お彼岸の時期になると、必ずおはぎを作っていた。
うちは、春でも粒あん。ぼたもちではなく、おはぎである。
くつくつと小豆を煮ている横で、祖母がもち米をすりこぎで潰している。私たち三姉妹は、出来上がったあんこをつまみ食いするために、用もないのにダイニングテーブルの周りをウロウロし、まだ出来ないからあっちに行っていなさい、と怒られる。
そうはいっても祖母も心得たもので、必ずあんこは多めに作ってあり、三人の子供が何度も盗み食いしていけば、かなりの量が消えているはずなのだけれど、不思議と最後はぴたりと量が合う。
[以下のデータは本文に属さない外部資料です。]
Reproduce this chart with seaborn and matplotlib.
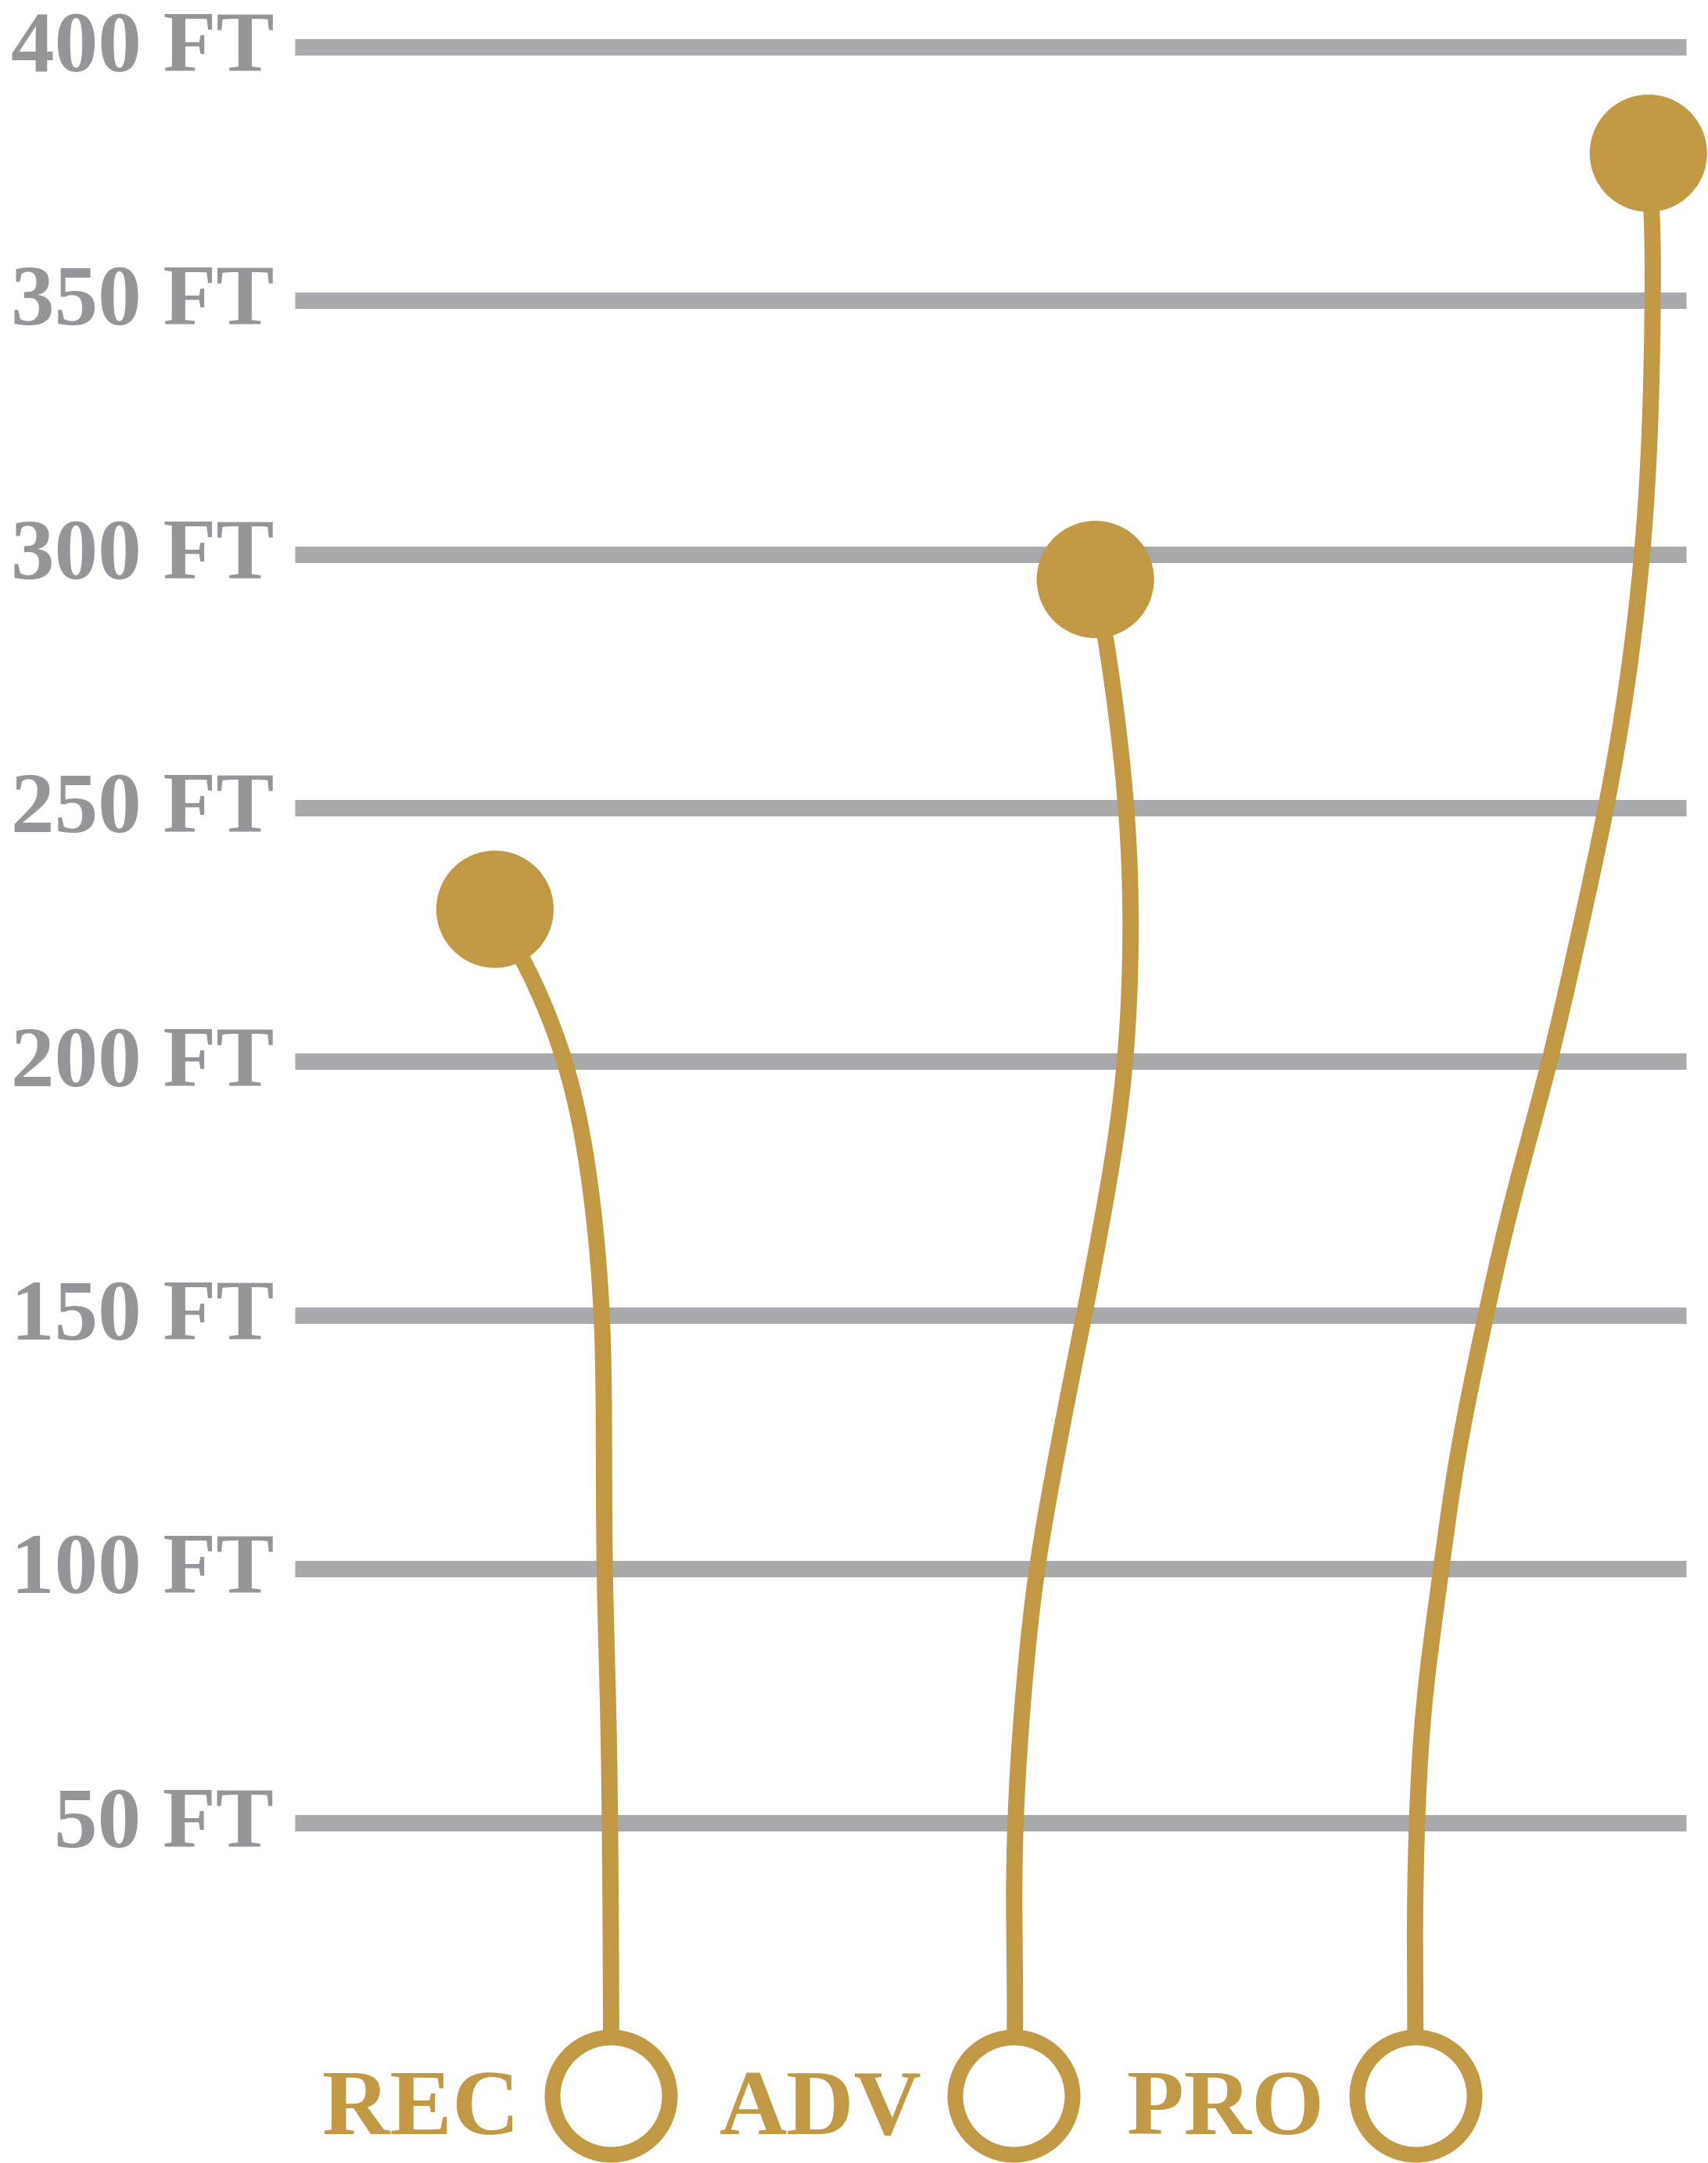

出来上がった、大人の握りこぶしほどの大きさのおはぎをお供えして、私たちは春と秋の訪れを感じていたものだった。
先日姉から、祖母が近々施設に入ることになるだろう、と聞かされた。
今年95歳の祖母。肉が大好きで、ビールも嗜む健啖家。最近まで畑に出て、草むしりをしていた。貧困からも原爆からも脳卒中からも生き延びた強い祖母。
私たち三姉妹が揃ってあんこ好きになったのは、あの祖母の大きなおはぎのせいだ。美味しいだけじゃない、いつもワクワクして楽しかったから。
私の子も、あんこデビューをした。気に入ったようで、何度もちょうだいちょうだいと口を開けてせがんできた。君も好きかい?あんこ。
今度は私が、大きな大きなおはぎを作ろう。